18+
  • Город
  • Портреты
Портреты

Поделиться:

Борис Гребенщиков

В восьмидесятых он был опальным музыкантом, которого исключили из комсомола и выгнали с работы. В нулевых власть предлагала ему написать новый государственный гимн, занять правительственный пост и наградила орденом «За заслуги перед Отечеством». Но Гребенщиков называет себя панком и пиратом – потому что делает лишь то, что ему по душе.



В этом году «Аквариуму» – 35 лет. Что будете делать, если в определенный момент музыка вам надоест?

Если небо поменяется местами с землей и все будут ходить вверх ногами, что мы будем делать, чем заниматься? Если это произойдет – там будет видно.

Создание песни – это вдохновение или труд?

Бывает, что хочется сделать песню просто и быстро, а тратятся десятки часов. А бывает, что песни пишутся «выплесками» и с удовольствием. Песня – это особое ощущение, которое мало с чем можно сравнить. Если мне сказать название конкретной песни, я точно отвечу, где, как и сколько времени она писалась. Я помню процесс создания практически каждой песни.

Что происходит с современной эстрадой?

В последнее время все возвращается на круги своя. То, что происходит сейчас на так называемой «русской эстраде», – прямое возвращение к cемидесятым. Сегодня все слушают семидесятые. И вся политика, следуя моде, тоже возвращается к семидесятым. Начинается грандиозный новый застой. И поэтому нам приходится действовать. Как мы были в семидесятых альтернативой и оппозицией происходящему на большой эстраде, так и теперь нам приходится занимать это место.

Вы знаете, как стать известным?

Вопрос не ко мне. Знаю точно, что это может каждый. Меня вообще легко переплюнуть по знаменитости. Для этого нужно: странно одеться, странно себя вести, давать громкие интервью и все время совершать какие-то нездоровые, антиобщественные поступки… Через полгода – всенародная слава. Правда, позже вы поймете, что зря потратили жизнь.

Не похоже, что вы сами пользовались этим рецептом.

Нет, раньше достаточно было оставаться собой, чтобы вокруг уже создавалась слава Робин Гуда и тебя начинали со страшной силой преследовать. Но топор войны давно похоронен. Мы пираты и занимаемся тем, чем хотим заниматься в обществе, не подходящем для этого. Это большая победа. Мы структура, которая существует вне государства, поэтому власть в любое время может нас уничтожить, но почему-то этого до сих пор не произошло.

Как пирату вам, наверное, понятно, почему до сих пор не найдены реальные механизмы для борьбы с аудиопиратством?

В нынешней ситуации я целиком за пиратство!
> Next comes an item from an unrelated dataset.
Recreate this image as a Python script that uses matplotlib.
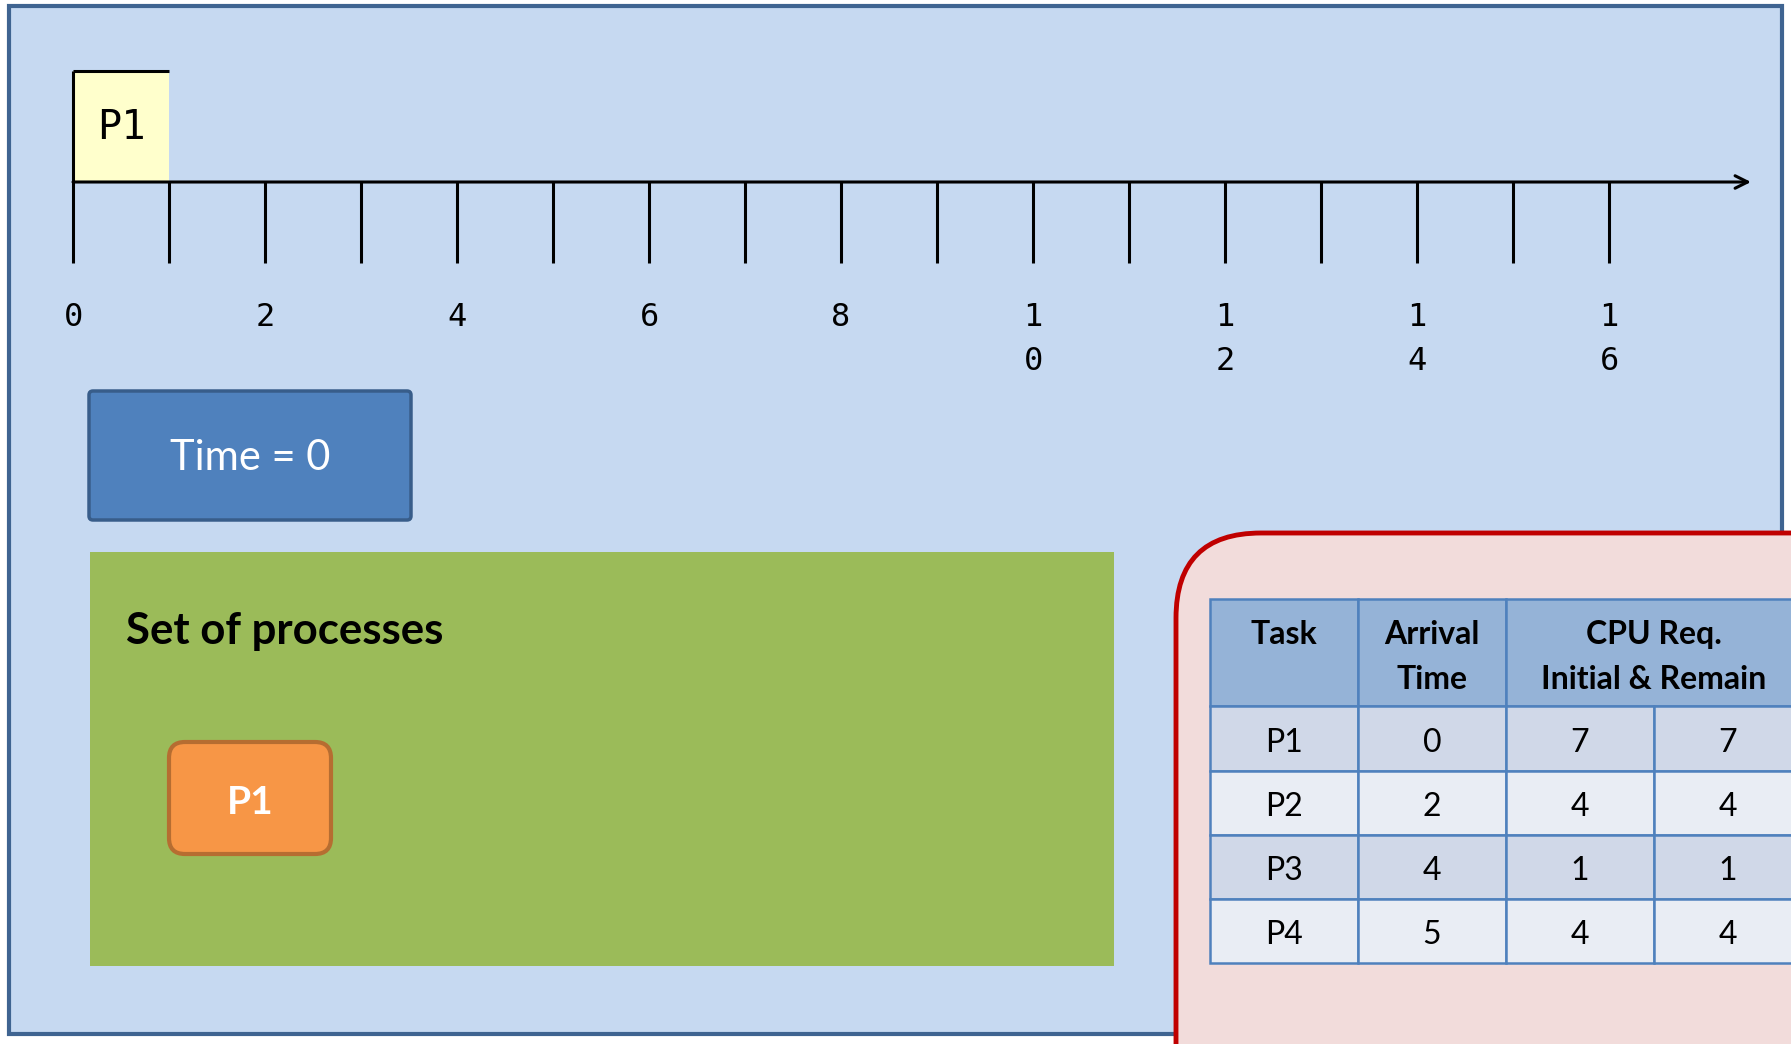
import numpy as np
import matplotlib.pyplot as plt
from matplotlib.patches import Rectangle, FancyBboxPatch

# Chart data
tick_times = list(range(0, 17))
label_times = tick_times[::2]
gantt_tasks = ["P1"]
gantt_start = [0]
gantt_dur = [1]
current_time = 0
ready_set = ["P1"]

tasks = ["P1", "P2", "P3", "P4"]
arrival = [0, 2, 4, 5]
cpu_initial = [7, 4, 1, 4]
cpu_remain = [7, 4, 1, 4]
header = ["Task", "Arrival\nTime", "CPU Req.\nInitial & Remain"]

W, H = 1791, 1044
fig = plt.figure(figsize=(W / 100, H / 100), dpi=100)
fig.patch.set_facecolor("white")

# layout axes in pixel units
ax = fig.add_axes([0, 0, 1, 1])
ax.set_xlim(0, W)
ax.set_ylim(H, 0)
ax.axis("off")

sans = ["Lato", "DejaVu Sans"]
mono = ["DejaVu Sans Mono"]

# outer frame
ax.add_patch(Rectangle((9, 6), 1773, 1028, facecolor="#c6d9f1",
                       edgecolor="#3f6491", lw=3, zorder=1))

# time box
ax.add_patch(FancyBboxPatch((89, 391), 322, 129, boxstyle="round,pad=0,rounding_size=4",
                            facecolor="#4f81bd", edgecolor="#385d8a", lw=2.5, zorder=2))
ax.text(250, 458, f"Time = {current_time}", color="white", fontsize=30,
        family=sans, ha="center", va="center", zorder=3)

# set of processes
ax.add_patch(Rectangle((90, 552), 1024, 414, facecolor="#9bbb59", edgecolor="none", zorder=2))
ax.text(126, 631, "Set of processes", fontsize=31.5, fontweight="bold",
        family=sans, ha="left", va="center", zorder=3)
for i, name in enumerate(ready_set):
    x0 = 169 + i * 200
    ax.add_patch(FancyBboxPatch((x0, 742), 162, 112, boxstyle="round,pad=0,rounding_size=16",
                                facecolor="#f79646", edgecolor="#b66d31", lw=3, zorder=3))
    ax.text(x0 + 81, 802, name, color="white", fontsize=28, fontweight="bold",
            family=sans, ha="center", va="center", zorder=4)

# task table on red rounded panel
ax.add_patch(FancyBboxPatch((1176, 533), 700, 600, boxstyle="round,pad=0,rounding_size=85",
                            facecolor="#f2dcdb", edgecolor="#c00000", lw=3.5, zorder=4))
col_edges = [1210, 1358, 1506, 1654, 1802]
row_edges = [599, 706, 771, 835, 899, 963]
grid_c = "#4f81bd"
hdr_spans = [(0, 1), (1, 2), (2, 4)]
for (a, b), txt in zip(hdr_spans, header):
    x0, x1 = col_edges[a], col_edges[b]
    ax.add_patch(Rectangle((x0, row_edges[0]), x1 - x0, row_edges[1] - row_edges[0],
                           facecolor="#95b3d7", edgecolor=grid_c, lw=1.8, zorder=5))
    ty = 634 if "\n" not in txt else 657
    ax.text((x0 + x1) / 2, ty, txt, fontsize=23, fontweight="bold", family=sans,
            ha="center", va="center", linespacing=1.63, zorder=6)

rows = list(zip(tasks, arrival, cpu_initial, cpu_remain))
for r, vals in enumerate(rows):
    y0, y1 = row_edges[r + 1], row_edges[r + 2]
    fc = "#d0d8e8" if r % 2 == 0 else "#e9edf4"
    for c, v in enumerate(vals):
        x0, x1 = col_edges[c], col_edges[c + 1]
        ax.add_patch(Rectangle((x0, y0), x1 - x0, y1 - y0, facecolor=fc,
                               edgecolor=grid_c, lw=1.8, zorder=5))
        ax.text((x0 + x1) / 2, (y0 + y1) / 2 + 4, str(v), fontsize=23, family=sans,
                ha="center", va="center", zorder=6)

# timeline axes: x in time units, y in pixels
px0, unit = 73, 96
axt = fig.add_axes([0, 0, 1, 1], zorder=2)
axt.set_xlim(-px0 / unit, (W - px0) / unit)
axt.set_ylim(H, 0)
axt.axis("off")
axt.patch.set_alpha(0)

y_axis, y_top, y_tick = 182, 71, 263
t_end = (1751 - px0) / unit
axt.bar(gantt_start, y_axis - y_top, width=gantt_dur, bottom=y_top, align="edge",
        color="#ffffcc", edgecolor="none", zorder=1)
for name, s, d in zip(gantt_tasks, gantt_start, gantt_dur):
    axt.hlines(y_top, s, s + d, color="black", lw=2.2, zorder=3)
    axt.vlines(s, y_top, y_axis, color="black", lw=2.2, zorder=3)
    axt.text(s + d / 2, 128, name, fontsize=29, family=mono,
             ha="center", va="center", zorder=3)

axt.annotate("", xy=(t_end, y_axis), xytext=(0, y_axis),
             arrowprops=dict(arrowstyle="->,head_length=0.9,head_width=0.45",
                             color="black", lw=2.2, shrinkA=0, shrinkB=0), zorder=3)
axt.vlines(tick_times, y_axis, y_tick, color="black", lw=2.2, zorder=3)
for t in label_times:
    axt.text(t, 302, "\n".join(str(t)), fontsize=23, family=mono,
             ha="center", va="top", linespacing=1.55, zorder=3)

fig.savefig("out.png", dpi=100)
На Западе лицензионный диск стоит двадцать долларов. Если в России диск будет стоить столько же, никто, кроме неприлично богатых людей, не сможет его купить. И требовать, чтобы люди отдавали за лицензионный альбом ползарплаты, – это преступление и оскорбление. Пираты делают одно полезное и необходимое дело - делают нашу музыку доступной народу.

У вас нет чувства, что «всем нам шах»?

Сегодня всю ночь сидели со скрипачом и обсуждали, что в последнее время чувство «всем нам шах» резко обострилось. Раньше было ощущение, что все нормально, но с июня в воздухе повис «шах», и я молюсь, чтобы нам удалось с честью пережить это нелегкое время. Моего друга Гришу Акунина, который Чхартишвили, спецкомиссия пытается поймать на воровстве денег только потому, что у него грузинская фамилия. Я считаю, что это стыдно. У нас за углом фашизм, а мы все очень довольны.

Как вы относитесь к журналистам?

Все равно, какого цвета пресса – желтая или красная. Пока она цветная – она вся плохая. Но я не выделяю журналистов в отдельный класс. Если я говорю с человеком, то я говорю именно с человеком и мне абсолютно все равно, кто он – водопроводчик, журналист или кто-нибудь еще. Общение с человеком – это всегда уникальная вещь.

Российскую прессу читаете?

Моему самосознанию претит читать что-то, что специально исковеркано для моего потребления. The Times доверяет весь мир, и они это знают. И чтобы не потерять своего лица, они держат определенную планку.

Вы могли бы жить не в Петербурге?

Я воспитанник этого города и другого не мыслю. Город света и мрака. Мечтаю о том, чтобы отделить его светлую компоненту от темной и жить там. Мне кажется, нужно просто жить в этом городе и не позволять ему властвовать над собой. Мои отношения с городом стали складываться, когда я уже учился в университете. Я ехал на факультет, к Смольному, но чаще всего до места назначения не доезжал, а сворачивал где-нибудь по дороге. Бродил, сидел в тихих сквериках, читал интересные книжки или шел в «Сайгон». И отношения мои с городом были очень милыми, как с хорошим другом. Я чувствовал себя в нем как на собственной кухне – так же уютно.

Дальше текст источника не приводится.